During the First World War, Ross mentored a group of young, mostly homosexual, poets and artists including Siegfried Sassoon and Wilfred Owen. He was also a close friend of Wilde's sons Vyvyan Holland and Cyril Holland.

In early 1918, during the German spring offensive, Noel Pemberton Billing, a right-wing member of Parliament, published an article entitled "The Cult of the Clitoris" in which he accused members of Ross's circle of being among 47,000 homosexuals who were betraying the nation to the Germans. Maud Allan, an actress who had played Wilde's Salome in a performance authorised by Ross, was identified as a member of the "cult". She unsuccessfully sued Billing for libel, causing a national sensation in Britain. The incident brought embarrassing attention to Ross and his associates.

Ross died suddenly on 5 October 1918 in London where he was preparing to travel to Melbourne to open an exhibition at the National Gallery of Victoria.
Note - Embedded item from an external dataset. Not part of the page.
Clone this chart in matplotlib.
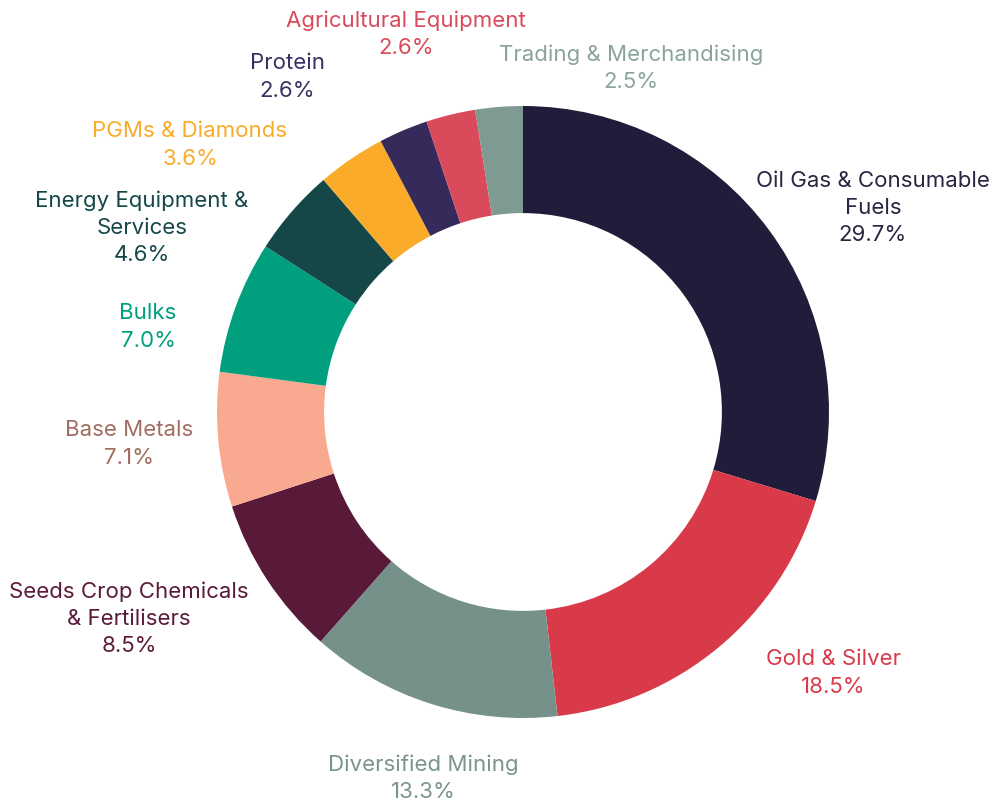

In 1950, on the 50th anniversary of Wilde's death, an urn containing Ross's ashes was placed into Wilde's tomb in Père Lachaise Cemetery in Paris.

==Ross's work==
Ross was able to rely on an allowance and then an inheritance from his wealthy family, leaving him free to pursue his interests. His main contribution to literature lies in his work, not only as Wilde's executor, but also, earlier, as a friendly but critical reader of many of Wilde's texts. If Ross is to be believed, he frequently suggested changes and improvements.

Ross also tried his hand as a writer. He provided an introduction to Wilde's play Salome. His book Masques and Phases is a collection of previously published short stories and reviews. As an art critic, Ross was highly critical of the post-impressionist painters. Ross also wrote a book about Aubrey Beardsley.

==Appearances in media==
- Florence Earle Coates dedicated her poem To R. R.: On Rereading the "De Profundis" of Oscar Wilde (1912) to him.
- Ross has a brief appearance in the Pat Barker novel The Eye in the Door. His part in Noel Pemberton Billing's agitation against him and his circle is mentioned throughout as a backdrop to the main story.
- The protagonist of Timothy Findley's novel The Wars (1977) is named after him. The historical Ross appears as a character in Findley's novel Pilgrim.
- In films he has been portrayed by Dennis Price in Oscar Wilde (1960), Emrys Jones in The Trials of Oscar Wilde (1960), Michael Sheen in Wilde (1997), Edwin Thomas in The Happy Prince (2018), and by Simon Russell Beale in Benediction (2022).
- Ross is a major character in David Hare's play The Judas Kiss (1998).
- Robert Ross has a major role in Dave Sim's graphic novel Melmoth, which chronicles the final days and death of Wilde.